Input rows:
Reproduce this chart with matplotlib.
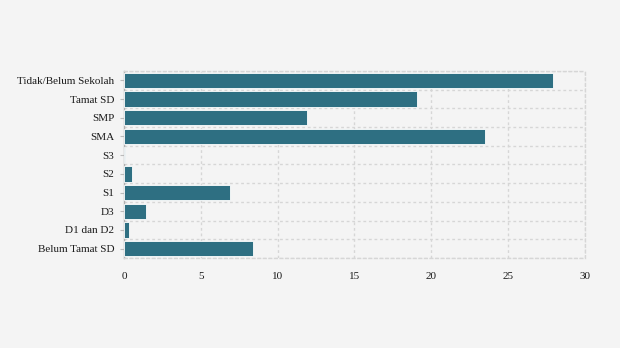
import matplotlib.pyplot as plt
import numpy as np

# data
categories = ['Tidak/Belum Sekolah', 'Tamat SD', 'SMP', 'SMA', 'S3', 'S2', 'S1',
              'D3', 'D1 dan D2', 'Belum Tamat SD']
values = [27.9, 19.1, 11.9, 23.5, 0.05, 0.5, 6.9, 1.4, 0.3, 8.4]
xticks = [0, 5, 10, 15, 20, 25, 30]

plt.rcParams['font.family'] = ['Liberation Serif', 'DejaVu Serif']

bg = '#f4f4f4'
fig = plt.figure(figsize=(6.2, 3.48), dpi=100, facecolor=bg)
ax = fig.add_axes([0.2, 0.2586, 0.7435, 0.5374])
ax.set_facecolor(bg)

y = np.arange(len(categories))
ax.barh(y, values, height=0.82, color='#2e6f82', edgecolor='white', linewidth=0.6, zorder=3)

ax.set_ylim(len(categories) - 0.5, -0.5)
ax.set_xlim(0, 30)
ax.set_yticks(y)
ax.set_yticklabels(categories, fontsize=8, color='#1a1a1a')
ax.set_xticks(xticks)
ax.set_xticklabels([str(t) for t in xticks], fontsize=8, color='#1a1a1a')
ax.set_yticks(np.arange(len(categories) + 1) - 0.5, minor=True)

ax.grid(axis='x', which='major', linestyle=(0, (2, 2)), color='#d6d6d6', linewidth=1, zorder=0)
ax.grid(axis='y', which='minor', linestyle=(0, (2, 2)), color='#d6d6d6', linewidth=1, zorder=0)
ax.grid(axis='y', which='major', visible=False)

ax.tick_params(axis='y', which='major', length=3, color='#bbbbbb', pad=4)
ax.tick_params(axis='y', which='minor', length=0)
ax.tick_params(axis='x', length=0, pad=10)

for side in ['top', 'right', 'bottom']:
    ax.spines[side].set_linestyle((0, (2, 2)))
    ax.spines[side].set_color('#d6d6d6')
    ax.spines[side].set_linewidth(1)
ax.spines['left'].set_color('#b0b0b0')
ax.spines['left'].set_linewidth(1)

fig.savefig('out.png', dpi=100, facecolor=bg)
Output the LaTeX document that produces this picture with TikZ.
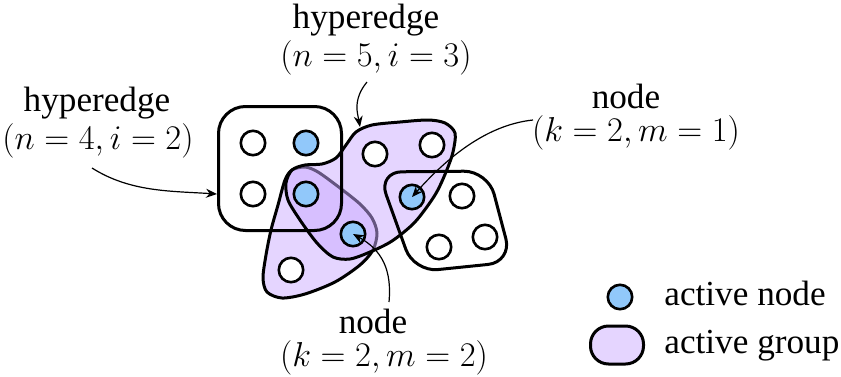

Directive: Go through the material above and print all of it exactly, except the pictures.

Answer to the exercise:
Reproduce this chart with matplotlib.
import matplotlib.pyplot as plt
import numpy as np

# data
categories = ['Tidak/Belum Sekolah', 'Tamat SD', 'SMP', 'SMA', 'S3', 'S2', 'S1',
              'D3', 'D1 dan D2', 'Belum Tamat SD']
values = [27.9, 19.1, 11.9, 23.5, 0.05, 0.5, 6.9, 1.4, 0.3, 8.4]
xticks = [0, 5, 10, 15, 20, 25, 30]

plt.rcParams['font.family'] = ['Liberation Serif', 'DejaVu Serif']

bg = '#f4f4f4'
fig = plt.figure(figsize=(6.2, 3.48), dpi=100, facecolor=bg)
ax = fig.add_axes([0.2, 0.2586, 0.7435, 0.5374])
ax.set_facecolor(bg)

y = np.arange(len(categories))
ax.barh(y, values, height=0.82, color='#2e6f82', edgecolor='white', linewidth=0.6, zorder=3)

ax.set_ylim(len(categories) - 0.5, -0.5)
ax.set_xlim(0, 30)
ax.set_yticks(y)
ax.set_yticklabels(categories, fontsize=8, color='#1a1a1a')
ax.set_xticks(xticks)
ax.set_xticklabels([str(t) for t in xticks], fontsize=8, color='#1a1a1a')
ax.set_yticks(np.arange(len(categories) + 1) - 0.5, minor=True)

ax.grid(axis='x', which='major', linestyle=(0, (2, 2)), color='#d6d6d6', linewidth=1, zorder=0)
ax.grid(axis='y', which='minor', linestyle=(0, (2, 2)), color='#d6d6d6', linewidth=1, zorder=0)
ax.grid(axis='y', which='major', visible=False)

ax.tick_params(axis='y', which='major', length=3, color='#bbbbbb', pad=4)
ax.tick_params(axis='y', which='minor', length=0)
ax.tick_params(axis='x', length=0, pad=10)

for side in ['top', 'right', 'bottom']:
    ax.spines[side].set_linestyle((0, (2, 2)))
    ax.spines[side].set_color('#d6d6d6')
    ax.spines[side].set_linewidth(1)
ax.spines['left'].set_color('#b0b0b0')
ax.spines['left'].set_linewidth(1)

fig.savefig('out.png', dpi=100, facecolor=bg)
Output the LaTeX document that produces this picture with TikZ.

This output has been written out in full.